In North Carolina, under N.C.G.S. § 36C-4-408, pet trusts are a legally recognized means to ensure the care of one or more designated domestic animals or pets that are alive at the time the trust is created. Such trusts are valid and the assets in the trust must be used exclusively for the benefit of the designated animals. The statute explicitly prohibits the conversion of any portion of the principal or income of the trust for the use of the trustee or any other purpose that does not benefit the designated animals. Your first question may be: how are such trusts enforced since animals have no standing in the legal system? The trust instrument can designate a person to enforce the terms of the trust for the animals or, if none is provided, the clerk of superior court having jurisdiction over the trust must appoint someone to enforce the trust.
A pet trust terminates upon the death of the last surviving animal covered by the trust. Upon termination, the trustee is required to transfer any unexpended trust property according to the directions specified in the trust instrument. If the trust instrument does not provide specific directions, the property is transferred under the residuary clause of the settlor’s will or, if none, reverts to the settlor if living, and if the settlor is deceased, to the settlor’s heirs as determined by North Carolina’s intestacy laws. Additionally, the statute allows for liberal construction of the governing instrument to ensure the settlor’s intent is fulfilled, even permitting the use of extrinsic evidence to determine the settlor’s intent. The clerk of superior court has the authority to reduce the amount of property transferred to the trust if it is deemed substantially more than required for the care of the animals and the settlor’s intent. Any excess amount is then treated as unexpended trust property and distributed as previously described.

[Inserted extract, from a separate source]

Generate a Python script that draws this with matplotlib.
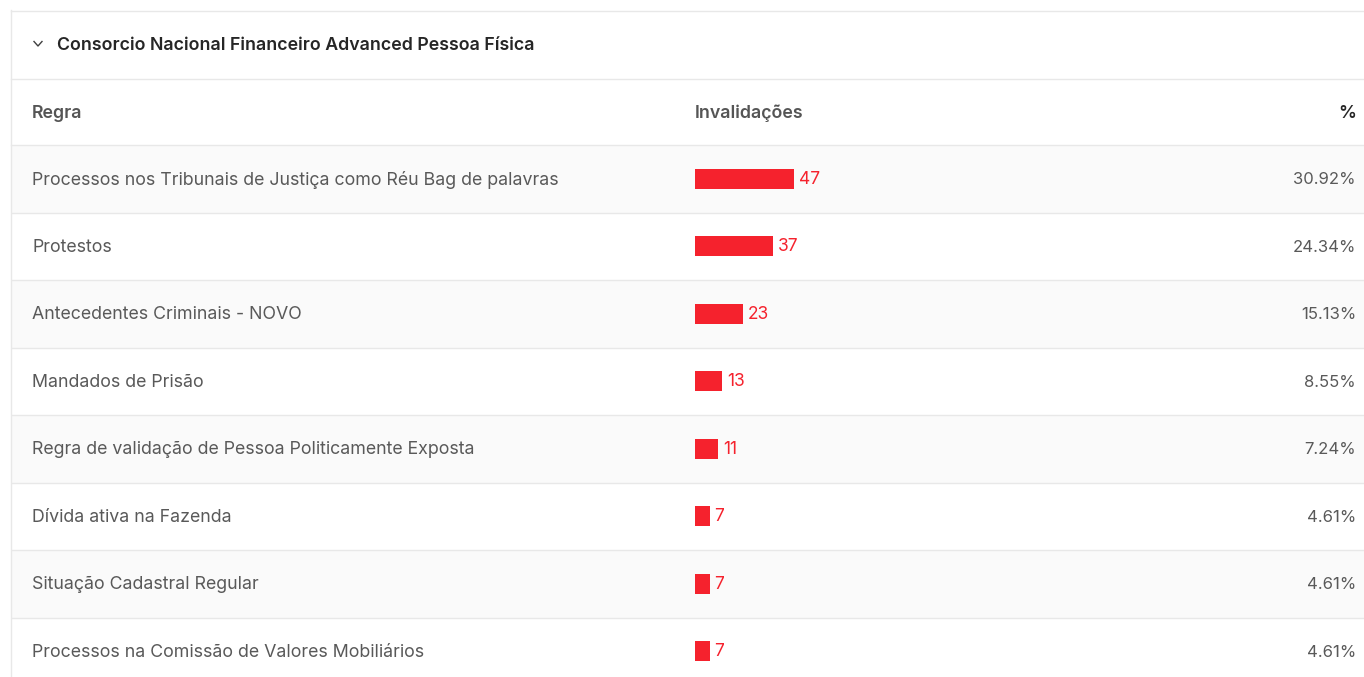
import matplotlib.pyplot as plt
from matplotlib.patches import Rectangle

plt.rcParams['font.family'] = ['Inter', 'DejaVu Sans']

title = 'Consorcio Nacional Financeiro Advanced Pessoa Física'
headers = ['Regra', 'Invalidações', '%']
regras = [
    'Processos nos Tribunais de Justiça como Réu Bag de palavras',
    'Protestos',
    'Antecedentes Criminais - NOVO',
    'Mandados de Prisão',
    'Regra de validação de Pessoa Politicamente Exposta',
    'Dívida ativa na Fazenda',
    'Situação Cadastral Regular',
    'Processos na Comissão de Valores Mobiliários',
]
invalidacoes = [47, 37, 23, 13, 11, 7, 7, 7]
percentuais = ['30.92%', '24.34%', '15.13%', '8.55%', '7.24%', '4.61%', '4.61%', '4.61%']

W, H = 1364, 677
fig = plt.figure(figsize=(W / 100, H / 100), dpi=100)

# background layer in pixel coords
bg = fig.add_axes([0, 0, 1, 1])
bg.set_xlim(0, W)
bg.set_ylim(H, 0)
bg.axis('off')

line_c = '#e8e8e8'
row_top = 145
row_h = 67.5

for i in range(len(regras)):
    y0 = row_top + i * row_h
    if i % 2 == 0:
        bg.add_patch(Rectangle((12, y0), W - 12, row_h, color='#fafafa', lw=0, zorder=0))
    if i > 0:
        bg.plot([12, W], [y0, y0], color=line_c, lw=1, zorder=1)
    yc = y0 + row_h / 2 + 1.2
    bg.text(32, yc, regras[i], fontsize=12.8, color='#595959', va='center', ha='left')
    bg.text(1356, yc, percentuais[i], fontsize=12, color='#595959', va='center', ha='right')

# card borders
bg.plot([11, 11], [10, H], color=line_c, lw=1)
bg.plot([11, W], [10.5, 10.5], color=line_c, lw=1)
bg.plot([11, W], [78.5, 78.5], color=line_c, lw=1)
bg.plot([11, W], [144.5, 144.5], color=line_c, lw=1)

# title row
bg.plot([34, 38, 42], [41.5, 46, 41.5], color='#404040', lw=1)
bg.text(57, 45.5, title, fontsize=12.8, fontweight='semibold', color='#262626', va='center', ha='left')

# header row
bg.text(32, 113.5, headers[0], fontsize=12.8, fontweight='semibold', color='#555555', va='center', ha='left')
bg.text(695, 113.5, headers[1], fontsize=12.8, fontweight='semibold', color='#555555', va='center', ha='left')
bg.text(1356, 113.5, headers[2], fontsize=12.8, fontweight='semibold', color='#262626', va='center', ha='right')

# bars: 2.1 px per unit starting at x=695
x_left = 695
px_per_unit = 2.1
span = 100
ax = fig.add_axes([x_left / W, 0, span * px_per_unit / W, (H - row_top) / H])
ax.set_xlim(0, span)
ax.set_ylim(-0.5 + (H - row_top) / row_h, -0.5)
ax.axis('off')
ax.patch.set_alpha(0)

ypos = list(range(len(invalidacoes)))
ax.barh(ypos, invalidacoes, height=20 / row_h, color='#f5222d', lw=0)
for i, v in enumerate(invalidacoes):
    ax.annotate(str(v), (v, i), xytext=(3.5, -0.5), textcoords='offset points',
                fontsize=12.5, color='#f5222d', va='center', ha='left')

fig.savefig('out.png', dpi=100)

It is important to note that pet trusts and honorary trusts are excluded from the application of certain articles under North Carolina law that apply to other trusts, specifically N.C.G.S. § 36C-9-901, which outlines exceptions to the Uniform Prudent Investor’s Act. This exclusion highlights the unique nature of pet trusts and the specific statutory provisions that govern them. Pets are considered chattel property. Typically, a trust requires a definite beneficiary i.e. an individual or entity. However, charitable trusts, pet trusts, and other honorary trusts represent exceptions to the general rule in North Carolina that requires a trust to have a definite beneficiary. A pet trust is a subset of an honorary trust, which is a trust established to serve a non-charitable purpose without an ascertainable beneficiary.
Honorary trusts could be established for other types of chattel property, such as the preservation and protection of a family heirloom or the settlor’s prized Martin guitar. With the exception of pet trusts, which can be enforced until the death of the last surviving animal for which the trust was established, other honorary trusts in North Carolina may not be enforced for more than 21 years.
In summary, pet trusts in North Carolina provide a structured and legally enforceable way to ensure the care of pets after the owner’s death, with specific guidelines on the use and distribution of trust property to fulfill the settlor’s intent. Additionally, other honorary trusts may be established and enforced for non-charitable purposes, including the care of a family heirloom or other tangible property, for up to 21 years.